§ PROBLEM STATEMENT:
Reproduce exactly, with no pictures, each line from the opening of the material down through the line containing "ax.spines[s].set_linewidth(1.2)".

§ DATA BLOCK:
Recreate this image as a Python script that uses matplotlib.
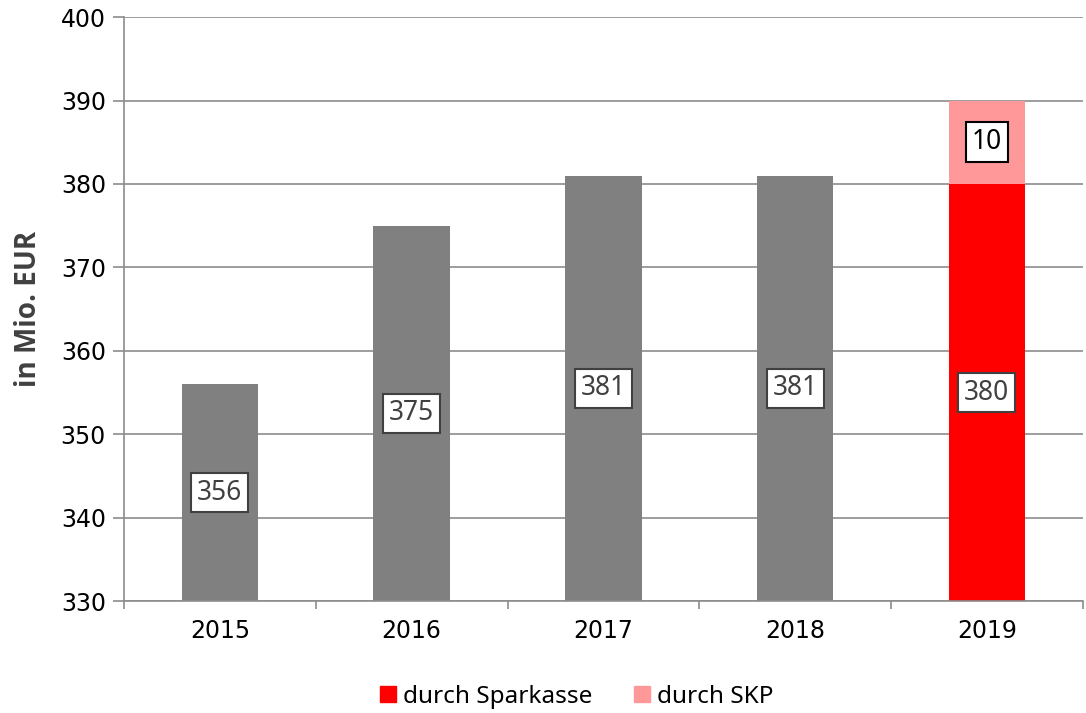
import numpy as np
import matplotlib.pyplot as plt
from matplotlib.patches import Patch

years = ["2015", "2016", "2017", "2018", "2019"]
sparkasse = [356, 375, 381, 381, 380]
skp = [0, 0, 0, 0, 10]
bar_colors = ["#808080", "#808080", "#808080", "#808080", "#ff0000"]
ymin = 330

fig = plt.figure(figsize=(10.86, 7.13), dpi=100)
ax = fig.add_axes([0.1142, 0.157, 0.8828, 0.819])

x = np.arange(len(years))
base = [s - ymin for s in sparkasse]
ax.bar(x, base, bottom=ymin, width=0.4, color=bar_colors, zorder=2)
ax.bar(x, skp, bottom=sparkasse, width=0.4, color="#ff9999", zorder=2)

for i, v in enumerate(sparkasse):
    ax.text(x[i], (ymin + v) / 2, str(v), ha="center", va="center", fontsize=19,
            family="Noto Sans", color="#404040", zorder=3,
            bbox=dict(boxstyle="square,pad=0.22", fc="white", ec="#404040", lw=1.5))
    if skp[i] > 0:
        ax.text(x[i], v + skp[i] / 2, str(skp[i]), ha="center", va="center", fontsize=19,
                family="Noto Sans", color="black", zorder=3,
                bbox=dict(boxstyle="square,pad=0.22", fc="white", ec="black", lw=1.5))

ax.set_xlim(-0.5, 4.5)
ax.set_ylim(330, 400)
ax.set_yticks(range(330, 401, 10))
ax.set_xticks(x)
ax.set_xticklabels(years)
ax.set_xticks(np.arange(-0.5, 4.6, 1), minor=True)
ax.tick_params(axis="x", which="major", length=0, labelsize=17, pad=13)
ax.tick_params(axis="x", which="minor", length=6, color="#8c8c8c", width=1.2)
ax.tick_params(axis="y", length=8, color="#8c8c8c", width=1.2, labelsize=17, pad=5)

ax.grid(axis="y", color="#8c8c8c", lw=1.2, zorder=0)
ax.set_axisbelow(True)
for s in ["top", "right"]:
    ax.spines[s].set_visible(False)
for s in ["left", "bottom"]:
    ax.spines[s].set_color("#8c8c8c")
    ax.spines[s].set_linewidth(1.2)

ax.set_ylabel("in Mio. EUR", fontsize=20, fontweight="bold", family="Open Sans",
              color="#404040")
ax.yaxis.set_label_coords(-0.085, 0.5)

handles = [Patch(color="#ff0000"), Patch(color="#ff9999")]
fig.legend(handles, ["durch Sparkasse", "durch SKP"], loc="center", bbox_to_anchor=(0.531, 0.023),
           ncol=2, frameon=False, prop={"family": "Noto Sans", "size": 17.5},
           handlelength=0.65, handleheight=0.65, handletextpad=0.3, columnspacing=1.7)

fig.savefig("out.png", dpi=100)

§ EXERCISE RESPONSE:
Recreate this image as a Python script that uses matplotlib.
import numpy as np
import matplotlib.pyplot as plt
from matplotlib.patches import Patch

years = ["2015", "2016", "2017", "2018", "2019"]
sparkasse = [356, 375, 381, 381, 380]
skp = [0, 0, 0, 0, 10]
bar_colors = ["#808080", "#808080", "#808080", "#808080", "#ff0000"]
ymin = 330

fig = plt.figure(figsize=(10.86, 7.13), dpi=100)
ax = fig.add_axes([0.1142, 0.157, 0.8828, 0.819])

x = np.arange(len(years))
base = [s - ymin for s in sparkasse]
ax.bar(x, base, bottom=ymin, width=0.4, color=bar_colors, zorder=2)
ax.bar(x, skp, bottom=sparkasse, width=0.4, color="#ff9999", zorder=2)

for i, v in enumerate(sparkasse):
    ax.text(x[i], (ymin + v) / 2, str(v), ha="center", va="center", fontsize=19,
            family="Noto Sans", color="#404040", zorder=3,
            bbox=dict(boxstyle="square,pad=0.22", fc="white", ec="#404040", lw=1.5))
    if skp[i] > 0:
        ax.text(x[i], v + skp[i] / 2, str(skp[i]), ha="center", va="center", fontsize=19,
                family="Noto Sans", color="black", zorder=3,
                bbox=dict(boxstyle="square,pad=0.22", fc="white", ec="black", lw=1.5))

ax.set_xlim(-0.5, 4.5)
ax.set_ylim(330, 400)
ax.set_yticks(range(330, 401, 10))
ax.set_xticks(x)
ax.set_xticklabels(years)
ax.set_xticks(np.arange(-0.5, 4.6, 1), minor=True)
ax.tick_params(axis="x", which="major", length=0, labelsize=17, pad=13)
ax.tick_params(axis="x", which="minor", length=6, color="#8c8c8c", width=1.2)
ax.tick_params(axis="y", length=8, color="#8c8c8c", width=1.2, labelsize=17, pad=5)

ax.grid(axis="y", color="#8c8c8c", lw=1.2, zorder=0)
ax.set_axisbelow(True)
for s in ["top", "right"]:
    ax.spines[s].set_visible(False)
for s in ["left", "bottom"]:
    ax.spines[s].set_color("#8c8c8c")
    ax.spines[s].set_linewidth(1.2)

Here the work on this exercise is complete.